OBJECTIVE
Find every line of the listing below where "matplotlib" appears, and copy it.
Start of SOURCE MATERIAL
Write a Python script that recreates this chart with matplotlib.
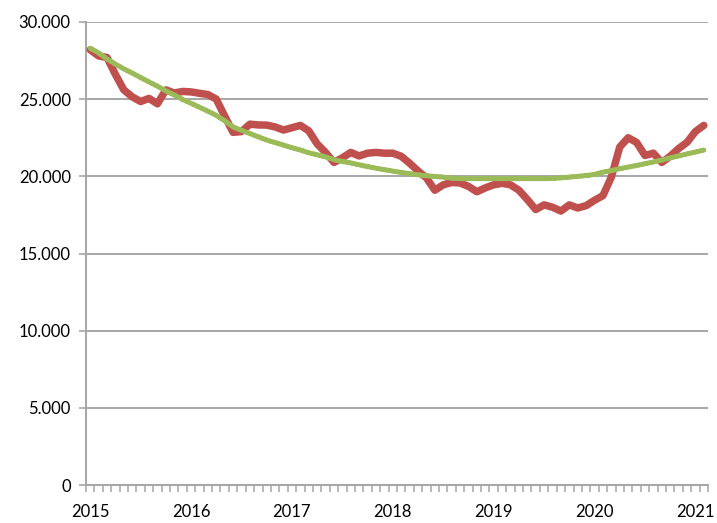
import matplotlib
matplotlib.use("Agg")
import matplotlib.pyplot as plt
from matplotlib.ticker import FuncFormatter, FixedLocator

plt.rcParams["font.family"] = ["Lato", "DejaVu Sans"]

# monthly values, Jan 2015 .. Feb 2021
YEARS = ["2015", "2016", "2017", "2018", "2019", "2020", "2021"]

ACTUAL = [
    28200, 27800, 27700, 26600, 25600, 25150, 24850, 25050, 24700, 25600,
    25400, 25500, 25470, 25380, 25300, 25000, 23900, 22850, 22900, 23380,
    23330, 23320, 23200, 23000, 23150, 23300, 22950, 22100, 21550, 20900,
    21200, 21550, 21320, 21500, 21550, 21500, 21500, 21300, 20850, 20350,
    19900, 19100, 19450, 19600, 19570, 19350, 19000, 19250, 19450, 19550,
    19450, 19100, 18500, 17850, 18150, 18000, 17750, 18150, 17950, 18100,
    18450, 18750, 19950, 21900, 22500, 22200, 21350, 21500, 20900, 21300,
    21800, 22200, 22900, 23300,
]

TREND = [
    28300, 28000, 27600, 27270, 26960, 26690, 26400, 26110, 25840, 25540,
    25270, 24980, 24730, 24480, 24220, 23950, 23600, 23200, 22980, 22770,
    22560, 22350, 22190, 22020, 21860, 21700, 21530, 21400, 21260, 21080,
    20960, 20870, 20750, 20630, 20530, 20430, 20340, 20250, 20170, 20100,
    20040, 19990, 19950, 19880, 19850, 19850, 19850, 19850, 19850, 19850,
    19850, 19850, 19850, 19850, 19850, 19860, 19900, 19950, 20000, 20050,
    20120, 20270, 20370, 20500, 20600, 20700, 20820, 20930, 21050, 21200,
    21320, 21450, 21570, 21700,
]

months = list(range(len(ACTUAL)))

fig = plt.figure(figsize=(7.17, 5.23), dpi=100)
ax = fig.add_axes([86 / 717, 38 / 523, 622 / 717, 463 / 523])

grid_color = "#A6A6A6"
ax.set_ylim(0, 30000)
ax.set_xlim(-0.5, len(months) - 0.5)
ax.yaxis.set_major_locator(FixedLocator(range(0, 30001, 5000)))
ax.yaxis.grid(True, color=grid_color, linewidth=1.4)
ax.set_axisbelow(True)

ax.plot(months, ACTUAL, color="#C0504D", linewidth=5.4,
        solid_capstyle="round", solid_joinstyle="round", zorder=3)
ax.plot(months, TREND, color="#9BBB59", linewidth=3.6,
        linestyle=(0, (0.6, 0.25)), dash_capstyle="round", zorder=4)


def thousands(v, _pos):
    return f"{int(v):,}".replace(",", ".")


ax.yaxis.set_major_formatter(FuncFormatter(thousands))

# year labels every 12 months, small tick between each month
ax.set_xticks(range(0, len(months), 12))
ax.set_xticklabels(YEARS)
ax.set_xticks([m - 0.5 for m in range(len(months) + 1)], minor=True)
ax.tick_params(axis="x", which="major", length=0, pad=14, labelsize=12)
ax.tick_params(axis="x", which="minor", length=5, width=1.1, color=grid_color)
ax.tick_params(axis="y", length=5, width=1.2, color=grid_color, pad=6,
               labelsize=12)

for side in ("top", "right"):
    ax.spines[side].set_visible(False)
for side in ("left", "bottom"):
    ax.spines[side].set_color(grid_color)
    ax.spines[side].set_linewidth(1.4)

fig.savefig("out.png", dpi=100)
End of SOURCE MATERIAL
PROBLEM SOLUTION
Write a Python script that recreates this chart with matplotlib.
import matplotlib
matplotlib.use("Agg")
import matplotlib.pyplot as plt
from matplotlib.ticker import FuncFormatter, FixedLocator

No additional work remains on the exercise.